Rafael Nadal cruised into the French Open semi-finals on Wednesday with a routine 6-2, 6-3, 6-1 win over Stanislas Wawrinka of Switzerland.
The win brought the Spaniard's match record at Roland Garros to a remarkable 57-1 as he seeks to become the first player in history to win the same Grand Slam title eight times.
But to get to Sunday's final, he will have to defeat top seed and great rival Novak Djokovic, who won their last encounter on clay in Monte Carlo in April.
Djokovic had a slightly harder time of it against German veteran Tommy Haas, advancing on a 6-3, 7-6 (7/5) 7-5 scoreline.
I think today I played my best match of this year at the tournament. I was very happy with the conditions on a court that is so emotional for me
"I think today I played my best match of this year at the tournament. I was very happy with the conditions on a court that is so emotional for me," said Nadal
"Stan was a little bit tired after his incredible match against Richard (Gasquet) which I thought was the best match of the tournament so far."
The odds were firmly stacked against Wawrinka going into what was his first French Open quarter-final match in nine campaigns at Roland Garros.
He had lost all nine previous matchups against Nadal, failing to win a single set, and had needed treatment for a leg strain during his five-set marathon win over Gasquet in the fourth round when he came back from two sets down.
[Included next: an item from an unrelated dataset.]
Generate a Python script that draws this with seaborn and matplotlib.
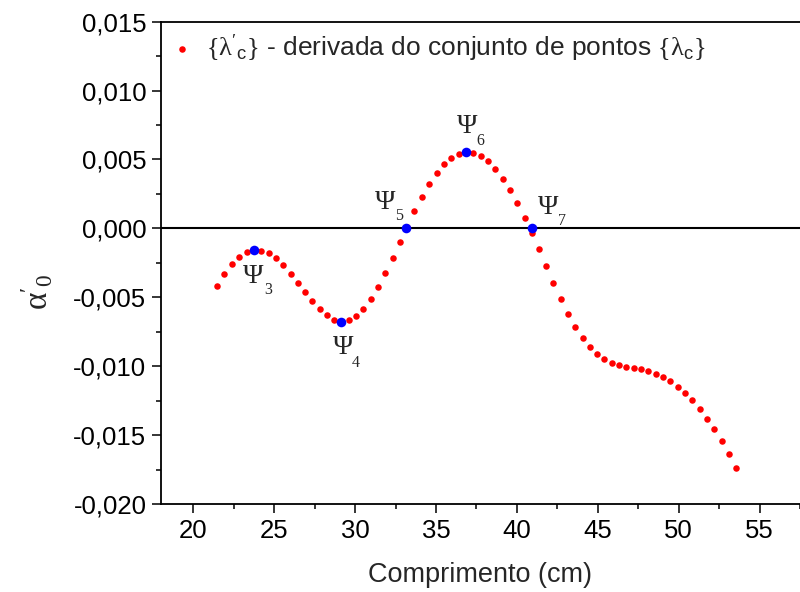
import numpy as np
import pandas as pd
import matplotlib
matplotlib.use("Agg")
import matplotlib.pyplot as plt
from matplotlib.ticker import FuncFormatter, MultipleLocator
import seaborn as sns

# Derivative values of the fitted point set, vs. length (cm)
comprimento = [
    21.46, 21.91, 22.39, 22.84, 23.29, 23.72, 24.20, 24.65, 25.10, 25.56,
    26.01, 26.46, 26.91, 27.36, 27.82, 28.27, 28.72, 29.17, 29.63, 30.06,
    30.51, 30.97, 31.42, 31.87, 32.33, 32.75, 33.20, 33.66, 34.14, 34.59,
    35.04, 35.49, 35.94, 36.40, 36.85, 37.30, 37.76, 38.21, 38.66, 39.12,
    39.57, 40.02, 40.48, 40.93, 41.36, 41.81, 42.24, 42.70, 43.15, 43.60,
    44.06, 44.51, 44.96, 45.41, 45.86, 46.31, 46.77, 47.22, 47.67, 48.13,
    48.58, 49.03, 49.49, 49.94, 50.39, 50.85, 51.30, 51.75, 52.18, 52.65,
    53.11, 53.56,
]
derivada = [
    -0.00419, -0.00329, -0.00259, -0.00205, -0.00171, -0.00157, -0.00166, -0.00181, -0.00215, -0.00268,
    -0.00329, -0.00394, -0.00462, -0.00525, -0.00586, -0.00632, -0.00663, -0.00676, -0.00666, -0.00637,
    -0.00586, -0.00513, -0.00426, -0.00324, -0.00212, -0.00099, 0.00012, 0.00127, 0.00229, 0.00323,
    0.00401, 0.00465, 0.00513, 0.00542, 0.00554, 0.00549, 0.00527, 0.00489, 0.00430, 0.00360,
    0.00278, 0.00183, 0.00079, -0.00037, -0.00150, -0.00273, -0.00397, -0.00513, -0.00620, -0.00715,
    -0.00797, -0.00863, -0.00911, -0.00950, -0.00974, -0.00989, -0.01003, -0.01010, -0.01020, -0.01034,
    -0.01054, -0.01078, -0.01110, -0.01149, -0.01194, -0.01248, -0.01311, -0.01381, -0.01459, -0.01544,
    -0.01638, -0.01740,
]

# Characteristic points (extrema and zero crossings)
psi_nomes = ["3", "4", "5", "6", "7"]
psi_x = [23.72, 29.15, 33.15, 36.85, 40.91]
psi_y = [-0.00157, -0.00676, 0.0, 0.00554, 0.0]

x_ticks = [20, 25, 30, 35, 40, 45, 50, 55]
y_ticks = [-0.020, -0.015, -0.010, -0.005, 0.000, 0.005, 0.010, 0.015]

legenda = (r"$\{\mathrm{\lambda}'_{\mathsf{c}}\}$ - derivada do conjunto de pontos "
           r"$\{\mathrm{\lambda}_{\mathsf{c}}\}$")

# Offsets (points) of the Psi symbol and of its index, relative to each point
psi_offsets = [(0, -19.4), (1.2, -18.7), (-15.1, 18.7), (0.7, 18.2), (11.7, 14.7)]
sub_offsets = [(10.6, -29.0), (10.6, -30.2), (-5.0, 9.1), (10.6, 8.1), (21.6, 5.5)]

sns.set_theme(style="ticks")
plt.rcParams["font.family"] = ["Liberation Sans", "DejaVu Sans"]
plt.rcParams["mathtext.fontset"] = "custom"
plt.rcParams["mathtext.rm"] = "Liberation Serif"
plt.rcParams["mathtext.it"] = "Liberation Serif:italic"
plt.rcParams["mathtext.sf"] = "Liberation Sans"

fig = plt.figure(figsize=(8.0, 5.92), dpi=100)
ax = fig.add_axes([161 / 800, 88 / 592, (800 - 161) / 800, (504 - 21.7) / 592])

df = pd.DataFrame({"x": comprimento, "y": derivada})
dpsi = pd.DataFrame({"x": psi_x, "y": psi_y})

ax.axhline(0, color="black", lw=1.5, zorder=1)
sns.scatterplot(data=df, x="x", y="y", ax=ax, color="#ff0000", s=22,
                linewidth=0, label=legenda, zorder=3)
sns.scatterplot(data=dpsi, x="x", y="y", ax=ax, color="#0000ff", s=48,
                linewidth=0, legend=False, zorder=4)

for nome, px, py, (ox, oy), (sx, sy) in zip(psi_nomes, psi_x, psi_y, psi_offsets, sub_offsets):
    ax.annotate("\u03A8", (px, py), xytext=(ox, oy), textcoords="offset points",
                ha="center", va="center", fontsize=20, family="Liberation Serif")
    ax.annotate(nome, (px, py), xytext=(sx, sy), textcoords="offset points",
                ha="center", va="center", fontsize=11.5, family="Liberation Serif")

ax.set_xlim(18, 57.5)
ax.set_ylim(-0.020, 0.015)
ax.set_xticks(x_ticks)
ax.set_yticks(y_ticks)
ax.xaxis.set_minor_locator(MultipleLocator(2.5))
ax.yaxis.set_minor_locator(MultipleLocator(0.0025))
ax.yaxis.set_major_formatter(FuncFormatter(lambda v, p: f"{v:.3f}".replace(".", ",").replace("\u2212", "-")))
ax.xaxis.set_major_formatter(FuncFormatter(lambda v, p: f"{v:.0f}"))
ax.tick_params(axis="both", which="major", direction="out", length=6.5, width=1.1,
               labelsize=18.5, color="black", labelcolor="black", pad=4)
ax.tick_params(axis="both", which="minor", direction="out", length=3.5, width=1.1, color="black")

for side in ["left", "bottom", "top"]:
    ax.spines[side].set_linewidth(1.3)
    ax.spines[side].set_color("black")
ax.spines["right"].set_visible(False)

ax.set_xlabel("Comprimento (cm)", fontsize=19.5, labelpad=14)
ax.set_ylabel(r"$\mathrm{\alpha}'_{0}$", fontsize=24)
ax.yaxis.set_label_coords(-0.165, 0.44)

leg = ax.legend(loc="upper left", frameon=False, fontsize=19, handlelength=0.8,
                handletextpad=0.5, borderaxespad=0.1, borderpad=0.3, markerscale=1.0)

fig.savefig("out.png", dpi=100)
The odds looked spot on in the first set as Nadal broke the Swiss player's serve in the opening game and then again in the fifth to take the first set 6-2.
Nadal then jumped out into a 3-1 lead with another break early in the second set before Wawrinka had a glimmer of hope with a break back to get to 3-3.
But that was as far as it got for the ninth seed as Nadal simply added extra muscle to his pounding groundstrokes, leaving Wawrinka reeling under their weight and precision.
Nadal ran off three quick games in a row to take a two sets to love lead and it was clear that Wawrinka's chances of another major comeback were next to impossible.
To make matters even worse, Wawrinka needed further treatment to his strained thigh even before the third set could get underway.
He did have a break point to savour as the third set got underway, but a thumping Nadal first serve erased that and then Wawrinka was broken again in the next game.
Nadal was now in full flow and Wawrinka's shoulders started to slump as he stumbled on towards inevitable defeat.
A disappointed centre court crowd tried to instil some belief into the Swiss player, but he was beyond help as Nadal ran off the four games he needed to book his place in the semi-finals.
World number one Djokovic reached his 12th consecutive Grand Slam semi-final when he defeated gutsy German Haas. Top seed Djokovic needs a Roland Garros title to become just the eighth man to complete a career Grand Slam.
"Tommy is a very dangerous opponent with lots of quality, plenty of experience and is very aggressive," said Djokovic.
He will go into Friday's semi-final having defeated Nadal in the final of Monte Carlo on clay in April.
"I will have to raise my game for the next match. Nadal is in great form but the win in Monte Carlo has given me great confidence. I will be positive."
It was a match too far for the 35-year-old Haas who was bidding to become the oldest semi-finalist at a major since Andre Agassi at the 2005 US Open and second oldest in Paris.
Djokovic has vowed to win the tournament in honour of his childhood coach, Jelena Gencic, who passed away at the weekend, and he raced away in the first set.